I hope the commissioners keep that vision of the future in mind when they vote May 5.


One Response to Making the Most of the Most Important Fish – It’s time to modernize management of Atlantic menhaden

  • Bob Vanasse says:

    Contrary to Mr. Baker’s assertion “the proposals to increase the menhaden quota don’t take into account the needs of these predators,” there is an extensive discussion of how predation and natural mortality were accounted for in the stock assessment.

    The Menhaden Fishery Coalition, which represents companies comprising 95% of Atlantic menhaden landings has examined this repeated and inaccurate claim from the environmental community, most notably Mr. Baker. The complete report can be read here:

    A summary follows:

    Prominent environmental groups are spreading erroneous and incomplete criticisms of the Atlantic States Marine Fisheries Commission’s (ASMFC) 2015 Atlantic menhaden stock assessment, widely regarded as the most accurate menhaden assessment in recorded history, according to an analysis released today by the Menhaden Fisheries Coalition. Specifically, the Coalition calls out environmental groups who have been critical of the 2015 assessment’s handling of ecosystem-based management, while having previously been vocal in their support of what the Coalition notes as an objectively inferior and less accurate 2012 assessment. The ASMFC will consider setting new catch limits based on the results of the most recent assessment at its meeting next Tuesday in Alexandria, Virginia.

    The Menhaden Fisheries Coalition, which represents over 90 percent of menhaden fishermen, related businesses, and supporting industries up and down the Atlantic coast, details in its report how these criticisms that the 2015 assessment does not take an ecosystem-based approach to fisheries management are incomplete and inaccurate. It notes that, contrary to assertions from prominent environmental groups, who claim that the ASMFC makes no consideration in its assessment for the needs of predators, the 2015 menhaden assessment does include estimates of natural and predation mortality. These estimates have undergone peer review and approval and are thus still the best information available on menhaden’s interactions with predators.

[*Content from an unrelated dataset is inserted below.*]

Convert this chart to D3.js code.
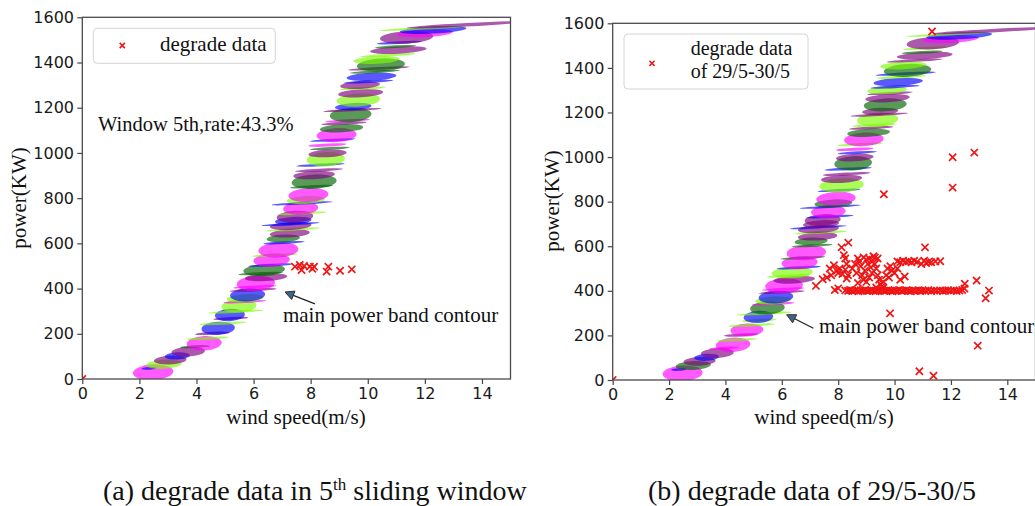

This information has been publically available from the ASMFC, but, as the analysis notes, has remained conspicuously absent in most assessment criticisms.

    The Coalition also reports on the difficulties that fisheries managers face in establishing true Ecological Reference Points (EPRs) and transitioning to ecosystem-based management. Specifically, they note that the ASMFC has concluded that any ERP would require “additional technical work and additional peer review” before they can be ready as a viable option for fisheries managers, and the fact that the data from the single-species 2015 assessment is the best data the Commission has heading into its May meeting.

    The analysis concludes by noting that, until the Commission can complete the extensive process of designing, approving, and implementing ERPs and an ecosystem-based assessment, the results of the single-species 2015 assessment is the best information available on which to base management decisions. The Coalition states that this is especially true given that reforms and revisions made to the ASMFC assessment model make the 2015 assessment the most complete and accurate ever conducted. The Coalition urges the ASMFC to use the results of this assessment to set new, scientifically-backed harvest levels, that would reverse some of the economically-harmful cuts that the Commission implemented in 2012.